もつれない患者との会話術
ポイント
小銭は額面価格の20倍までなら窓口側では受け取らなければなりません。どの程度小銭を持っていそうか,支払う動作の手際など,患者の様子をさりげなく見て,トラブルになる可能性を判断します。他の患者の迷惑にならないよう,列の外で小銭を整理してもらうなど,患者の流れをうまく誘導する声かけも必要です。
解説
医療機関の窓口に限らず,スーパーマーケットやコンビニなどのレジで高齢の方が小銭で支払いをしようとする光景を見かけることがあります。筆者も以前,スーパーのレジで中年女性がいっぱい詰まった封筒から1円玉を並べて会計している場面に遭遇し,急いでいる身にはつらい状況であったことを覚えています。会計窓口の担当者としても,混んでいるときにこのような行為をする患者がいると,心の中では「早くしてよ!」と叫びたいところでしょう。
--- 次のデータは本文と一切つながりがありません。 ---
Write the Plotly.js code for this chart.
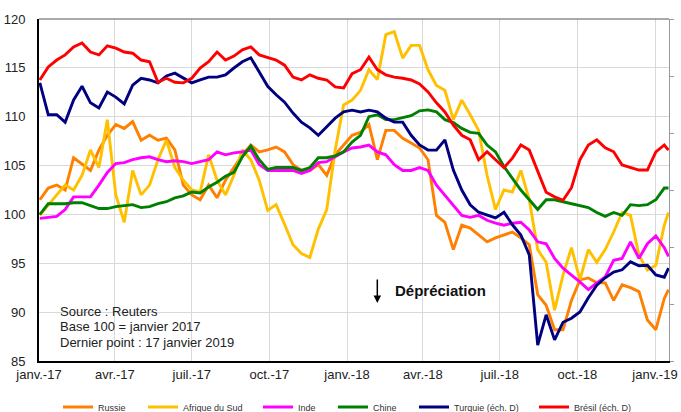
<!DOCTYPE html>
<html><head><meta charset="utf-8">
<script src="https://cdn.plot.ly/plotly-3.0.1.min.js"></script>
<style>html,body{margin:0;padding:0;background:#fff}</style>
</head><body>
<div id="chart" style="width:681px;height:412px"></div>
<script>
const dates = ['2017-01-02','2017-01-12','2017-01-22','2017-02-01','2017-02-11','2017-02-21','2017-03-03','2017-03-13','2017-03-23','2017-04-02','2017-04-12','2017-04-22','2017-05-02','2017-05-12','2017-05-22','2017-06-01','2017-06-11','2017-06-21','2017-07-01','2017-07-11','2017-07-21','2017-07-31','2017-08-10','2017-08-20','2017-08-30','2017-09-09','2017-09-19','2017-09-29','2017-10-09','2017-10-19','2017-10-29','2017-11-08','2017-11-18','2017-11-28','2017-12-08','2017-12-18','2017-12-28','2018-01-07','2018-01-17','2018-01-27','2018-02-06','2018-02-16','2018-02-26','2018-03-08','2018-03-18','2018-03-28','2018-04-07','2018-04-17','2018-04-27','2018-05-07','2018-05-17','2018-05-27','2018-06-06','2018-06-16','2018-06-26','2018-07-06','2018-07-16','2018-07-26','2018-08-05','2018-08-15','2018-08-25','2018-09-04','2018-09-14','2018-09-24','2018-10-04','2018-10-14','2018-10-24','2018-11-03','2018-11-13','2018-11-23','2018-12-03','2018-12-13','2018-12-23','2019-01-02','2019-01-12','2019-01-17'];

const russie = [101.5,102.7,103.0,102.5,105.8,105.1,104.5,106.6,108.1,109.2,108.8,109.5,107.6,108.1,107.6,107.8,106.6,103.0,102.0,101.5,
103.0,101.7,103.5,104.8,106.1,107.1,106.4,106.6,106.9,106.4,105.1,104.5,104.5,105.1,104.0,106.1,107.1,108.1,
108.4,109.2,105.6,108.6,108.6,107.8,107.3,106.8,105.6,99.9,99.2,96.4,98.9,98.6,97.9,97.2,97.6,97.9,
98.2,97.6,96.9,91.8,90.7,88.2,88.2,91.2,93.3,93.5,93.0,93.0,91.2,92.8,92.5,92.1,89.2,88.2,91.4,92.3];

const afriqueDuSud = [99.9,101.0,102.0,103.0,102.5,104.0,106.6,104.8,109.7,102.0,99.2,104.5,102.0,103.0,105.6,107.6,104.8,103.5,102.5,102.3,
106.1,103.5,102.0,104.0,106.6,105.6,103.5,100.4,101.0,99.0,96.9,96.0,95.6,98.5,100.5,106.6,111.2,111.7,
112.7,114.8,113.8,118.4,118.7,116.0,117.3,117.3,114.8,113.2,112.7,109.7,111.7,110.2,108.6,104.0,100.5,102.5,
102.3,104.5,101.5,96.4,95.1,90.2,93.8,96.6,93.3,96.4,95.1,96.4,98.2,100.2,99.9,95.8,94.3,94.8,98.9,100.2];

const inde = [99.6,99.7,99.8,100.5,101.8,101.8,101.8,103.0,104.3,105.2,105.3,105.6,105.8,105.9,105.6,105.4,105.5,105.4,105.2,105.4,
105.6,106.4,106.1,106.3,106.4,106.6,105.1,104.5,104.5,104.5,104.5,104.2,104.5,105.3,105.4,105.9,106.4,106.8,
106.9,107.1,106.4,106.1,105.1,104.5,104.5,104.8,104.5,103.0,102.0,101.0,99.9,99.7,99.9,99.4,99.1,98.9,
99.1,99.2,98.4,97.2,97.0,95.5,94.5,93.8,93.1,92.3,93.0,93.6,95.3,95.5,97.2,95.5,97.0,97.8,96.6,95.7];

const chine = [100.0,101.1,101.1,101.1,101.2,101.2,100.9,100.6,100.6,100.8,100.9,101.0,100.7,100.8,101.1,101.3,101.7,101.9,102.3,102.2,
102.8,103.3,103.9,104.3,105.9,107.0,105.6,104.6,104.8,104.8,104.8,104.5,104.8,105.8,105.8,106.0,106.4,107.4,
108.1,110.0,110.2,109.7,109.7,109.9,110.1,110.6,110.7,110.5,109.7,109.4,108.8,108.4,108.3,107.1,106.4,104.9,
103.7,102.5,101.5,100.5,101.5,101.5,101.3,101.1,100.9,100.7,100.2,99.8,100.2,99.9,101.0,100.9,101.0,101.5,102.7,102.7];

const turquie = [98.8,93.2,93.2,91.9,95.8,98.2,95.3,94.4,97.2,96.3,95.1,98.4,99.6,99.3,98.8,100.0,100.5,99.6,98.8,99.3,
99.8,99.8,100.2,101.4,102.5,103.2,100.7,98.2,96.7,95.4,93.5,91.9,90.9,89.6,91.1,92.6,93.7,94.0,
93.7,94.0,93.7,92.6,91.9,91.9,89.6,87.9,87.0,87.0,88.8,83.5,80.0,77.4,76.1,75.6,75.1,76.1,
73.9,72.1,68.6,52.8,58.1,53.7,56.8,57.5,58.6,61.1,63.3,64.6,65.6,66.0,67.4,66.7,66.8,65.1,64.7,66.3];

const bresil = [99.3,101.6,102.8,103.7,105.1,105.8,104.2,103.7,105.3,104.9,104.2,104.0,102.8,102.5,98.9,99.6,98.9,98.8,99.6,101.4,
102.5,104.2,102.8,103.5,104.6,105.1,103.7,103.2,102.8,101.9,99.8,99.3,100.2,99.6,99.3,98.1,97.9,100.4,
101.1,103.3,101.1,100.2,99.8,99.6,99.3,98.6,97.2,95.3,93.7,91.4,89.6,88.8,85.3,86.7,85.3,83.9,
85.6,87.9,87.0,83.2,79.6,78.8,78.2,80.4,85.3,87.9,88.8,87.4,86.7,84.4,83.9,83.5,83.5,86.7,87.9,87.0];

const quarterTicks = ['2017-01-01','2017-04-01','2017-07-01','2017-10-01','2018-01-01','2018-04-01','2018-07-01','2018-10-01','2019-01-01'];
const quarterLabels = ['janv.-17','avr.-17','juil.-17','oct.-17','janv.-18','avr.-18','juil.-18','oct.-18','janv.-19'];

const seriesNames = ['Russie','Afrique du Sud','Inde','Chine','Turquie (éch. D)','Brésil (éch. D)'];
const seriesValues = [russie, afriqueDuSud, inde, chine, turquie, bresil];
const seriesColors = ['#FF8000','#FFC000','#FF00FF','#008000','#000080','#FF0000'];
const seriesAxis = ['y','y','y','y','y2','y2'];
const legendX = [58,143,258,333,414,534];

const traces = seriesNames.map((n,i)=>({
  x: dates, y: seriesValues[i], name: n, type:'scatter', mode:'lines',
  yaxis: seriesAxis[i],
  legend: i===0 ? 'legend' : 'legend'+(i+1),
  line:{color:seriesColors[i], width:2.9}
}));

const layout = {
  width:681, height:412,
  margin:{l:39, r:12, t:19, b:51, autoexpand:false},
  paper_bgcolor:'#fff', plot_bgcolor:'#fff',
  font:{family:'Arial, "Liberation Sans", sans-serif', size:13, color:'#222'},
  showlegend:true,
  xaxis:{type:'date', range:['2017-01-01','2019-01-17 14:00'], tickmode:'array',
    tickvals:quarterTicks, ticktext:quarterLabels, showgrid:true, gridcolor:'#d9d9d9', gridwidth:1,
    showline:true, linecolor:'#000', linewidth:2, ticks:'',
    tickfont:{size:13,color:'#222'}, zeroline:false, fixedrange:true},
  yaxis:{range:[85,120], tick0:85, dtick:5, showgrid:true, gridcolor:'#d9d9d9', gridwidth:1,
    showline:true, linecolor:'#000', linewidth:2, ticks:'outside', ticklen:9, tickcolor:'rgba(0,0,0,0)',
    tickfont:{size:13,color:'#222'}, zeroline:false},
  yaxis2:{overlaying:'y', side:'right', range:[50,110], tick0:50, dtick:10, showticklabels:false,
    ticks:'outside', ticklen:4, tickcolor:'#999', showgrid:false, showline:true, linecolor:'#999', linewidth:1, zeroline:false},
  shapes:[{type:'line', xref:'paper', yref:'paper', x0:0, x1:1, y0:1, y1:1, line:{color:'#555', width:1}}],
  annotations:[
    {xref:'paper', yref:'paper', x:0.0302, y:0.1442, xanchor:'left', yanchor:'middle', showarrow:false, text:'Source : Reuters', font:{size:13,color:'#222'}},
    {xref:'paper', yref:'paper', x:0.0302, y:0.1003, xanchor:'left', yanchor:'middle', showarrow:false, text:'Base 100 = janvier 2017', font:{size:13,color:'#222'}},
    {xref:'paper', yref:'paper', x:0.0302, y:0.0535, xanchor:'left', yanchor:'middle', showarrow:false, text:'Dernier point : 17 janvier 2019', font:{size:13,color:'#222'}},
    {xref:'paper', yref:'paper', x:0.5614, y:0.2076, xanchor:'left', yanchor:'middle', showarrow:false, text:'<b>Dépréciation</b>', font:{size:15,color:'#111'}},
    {xref:'paper', yref:'paper', x:0.537, y:0.1696, ax:0, ay:-25, showarrow:true, text:'', arrowhead:2, arrowsize:1, arrowwidth:1.5, arrowcolor:'#000', standoff:0}
  ]
};
seriesNames.forEach((n,i)=>{
  const key = i===0 ? 'legend' : 'legend'+(i+1);
  layout[key] = {x:legendX[i]/681, xref:'container', y:5/412, yref:'container', xanchor:'left', yanchor:'middle',
    orientation:'h', font:{size:9,color:'#333'}, bgcolor:'rgba(0,0,0,0)', borderwidth:0, itemwidth:30};
});
Plotly.newPlot('chart', traces, layout, {displayModeBar:false, staticPlot:true});
</script>
</body></html>
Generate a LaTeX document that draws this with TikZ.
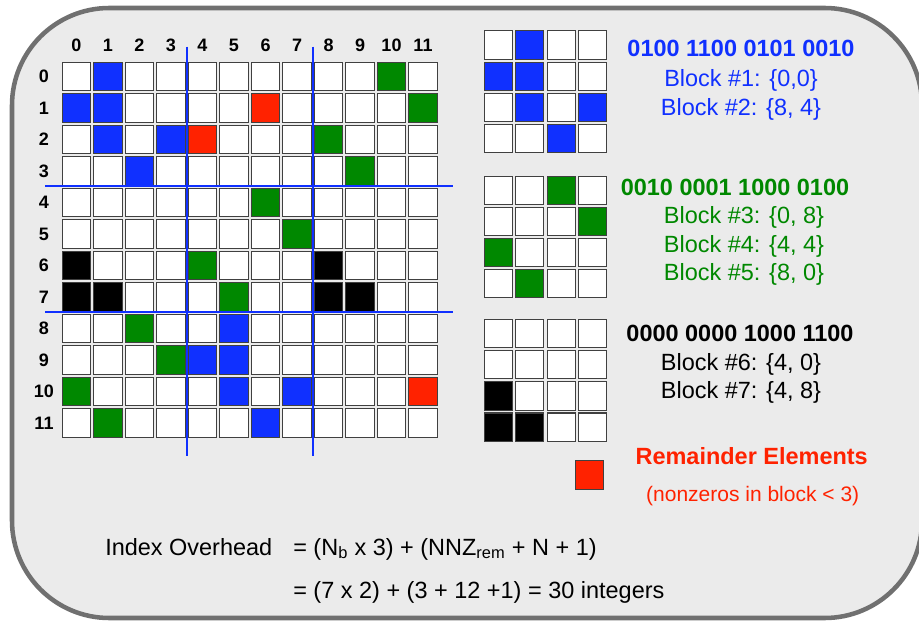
\documentclass[tikz,border=0pt]{standalone}
\usepackage{fontspec}
\setmainfont{Liberation Sans}
\usepackage{xcolor}
\usepackage{tikz}
\definecolor{matblue}{RGB}{16,48,255}
\definecolor{matgreen}{RGB}{0,136,0}
\definecolor{matred}{RGB}{255,34,0}
\definecolor{framefill}{RGB}{235,235,235}
\definecolor{framegray}{RGB}{112,112,112}

\begin{document}
\begin{tikzpicture}[x=0.75pt,y=-0.75pt,
        cell/.style={draw=black!75,line width=0.8pt,fill=white,minimum size=21.2pt,inner sep=0pt},
        lbl/.style={font=\fontsize{13.5pt}{15pt}\selectfont\bfseries,anchor=base,inner sep=0pt},
        txt/.style={font=\fontsize{17.6pt}{20pt}\selectfont,anchor=base,inner sep=0pt},
        head/.style={font=\fontsize{17.6pt}{20pt}\selectfont\bfseries,anchor=base,inner sep=0pt},
        sepline/.style={matblue,line width=1.6pt}]
        \useasboundingbox (0,0) rectangle (919,623);

        %frame
        \draw[fill=framefill,draw=framegray,line width=3.4pt,rounded corners=73pt] (12,8) rectangle (922,618);

        %matrix 12x12
        \foreach \r in {0,...,11}{
            \node[lbl] (row\r) at (44,82.9+31.5*\r) {\r};
            \node[lbl] (col\r) at (76.5+31.5*\r,51.7) {\r};
            \foreach \c in {0,...,11}
                \node[cell] (m\r-\c) at (76.5+31.5*\c,76.5+31.5*\r) {};
        }
        \foreach \r/\c/\col in {0/1/matblue,0/10/matgreen,1/0/matblue,1/1/matblue,1/6/matred,1/11/matgreen,
                2/1/matblue,2/3/matblue,2/4/matred,2/8/matgreen,3/2/matblue,3/9/matgreen,4/6/matgreen,
                5/7/matgreen,6/0/black,6/4/matgreen,6/8/black,7/0/black,7/1/black,7/5/matgreen,7/8/black,
                7/9/black,8/2/matgreen,8/5/matblue,9/3/matgreen,9/4/matblue,9/5/matblue,10/0/matgreen,
                10/5/matblue,10/7/matblue,10/11/matred,11/1/matgreen,11/6/matblue}
            \node[cell,fill=\col] (m\r-\c) at (76.5+31.5*\c,76.5+31.5*\r) {};

        %block boundaries
        \coordinate (v1top) at (186.8,46.7);
        \coordinate (v1bot) at (186.8,455.7);
        \coordinate (v2top) at (313.3,46.7);
        \coordinate (v2bot) at (313.3,455.7);
        \coordinate (h1lft) at (45,185.7);
        \coordinate (h1rgt) at (452.7,185.7);
        \coordinate (h2lft) at (45,312);
        \coordinate (h2rgt) at (452.7,312);
        \draw[sepline] (v1top)--(v1bot) (v2top)--(v2bot) (h1lft)--(h1rgt) (h2lft)--(h2rgt);

        %blue pattern
        \foreach \r in {0,...,3}
            \foreach \c in {0,...,3}{
                \node[cell] (p\r-\c) at (498.2+31.5*\c,45+31.2*\r) {};
                \node[cell] (q\r-\c) at (498.2+31.5*\c,190.2+31.2*\r) {};
                \node[cell] (k\r-\c) at (498.2+31.5*\c,333.5+31.2*\r) {};
            }
        \foreach \r/\c in {0/1,1/0,1/1,2/1,2/3,3/2}
            \node[cell,fill=matblue] (p\r-\c) at (498.2+31.5*\c,45+31.2*\r) {};
        %green pattern
        \foreach \r/\c in {0/2,1/3,2/0,3/1}
            \node[cell,fill=matgreen] (q\r-\c) at (498.2+31.5*\c,190.2+31.2*\r) {};
        %black pattern
        \foreach \r/\c in {2/0,3/0,3/1}
            \node[cell,fill=black] (k\r-\c) at (498.2+31.5*\c,333.5+31.2*\r) {};
        %remainder
        \node[cell,fill=matred] (remcell) at (589.5,475) {};

        %labels
        \node[head,matblue] (bits1) at (741,56.7) {0100 1100 0101 0010};
        \node[txt,matblue] (blk1) at (741,86.7) {Block \#1: \{0,0\}};
        \node[txt,matblue] (blk2) at (741,115.7) {Block \#2: \{8, 4\}};
        \node[head,matgreen] (bits2) at (735,195.1) {0010 0001 1000 0100};
        \node[txt,matgreen] (blk3) at (744,223.4) {Block \#3: \{0, 8\}};
        \node[txt,matgreen] (blk4) at (744,252.4) {Block \#4: \{4, 4\}};
        \node[txt,matgreen] (blk5) at (744,280.7) {Block \#5: \{8, 0\}};
        \node[head] (bits3) at (740,341.7) {0000 0000 1000 1100};
        \node[txt] (blk6) at (741,370.1) {Block \#6: \{4, 0\}};
        \node[txt] (blk7) at (741,398.4) {Block \#7: \{4, 8\}};
        \node[head,matred] (rem) at (751.7,464.1) {Remainder Elements};
        \node[txt,matred,font=\fontsize{15.75pt}{18pt}\selectfont] (remnote) at (752.7,501.5) {(nonzeros in block < 3)};

        %overhead
        \node[txt,anchor=base west] (ovname) at (105,555) {Index Overhead};
        \node[txt,anchor=base west] (ovform) at (293,555) {= (N\textsubscript{b} x 3) + (NNZ\textsubscript{rem} + N + 1)};
        \node[txt,anchor=base west] (ovsum) at (293,598.5) {= (7 x 2) + (3 + 12 +1) = 30 integers};
\end{tikzpicture}
\end{document}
実は,小銭での支払いに関しては,「通貨の単位及び貨幣の発行等に関する法律」で規定されています。具体的には,同法第7条(法貨としての通用限度)において「貨幣は,額面価格の20倍までを限り,法貨として通用する」というルールがあるのです。ここでいう「法貨」とは,「法定貨幣」の略で,「国法をもって強制通用力を与えられた貨幣」(広辞苑)を指します。
したがって,1円玉は20円まで,5円玉は100円まで,10円玉は200円まで,50円玉は1,000円まで,100円玉は2,000円まで,500円玉は10,000円までです。会計窓口での支払いも,この貨幣ごとの法定枚数20枚を目安に金銭授受を行えばよいのであり,法定枚数を超える分については受け取りを拒否しても差し支えなく,他の貨幣での支払いを要求してもよいことになります。
医療機関の対応
「法貨」に関する法律,概念を知っていたとしても,接遇に気を遣っている医療機関では,実際には小銭だからといって受け取りを拒否するのは難しいと思われます。また,現実に大量の小銭で支払おうとする患者さんも多くはないでしょう。
このため,1回目は小銭での支払いに応じつつ,次回からは「額面の20倍までしか通用しない」旨の説明をするようにすればよいと思います。その際,患者の様子・機嫌を見計らいつつ,可能なら法律で決まっていることも説明してもよいと思われます。
さらに,常に小銭が溜まっている,小銭の使い道に困っている様子がうかがえるなら,「銀行の硬貨計算機で両替してくれるところもありますよ」と丁寧に説明すれば,一層よろしいかと思います。
関係法令など
- 通貨の単位及び貨幣の発行等に関する法律第7条(法貨としての通用限度)
貨幣は,額面価格の20倍までを限り,法貨として通用する。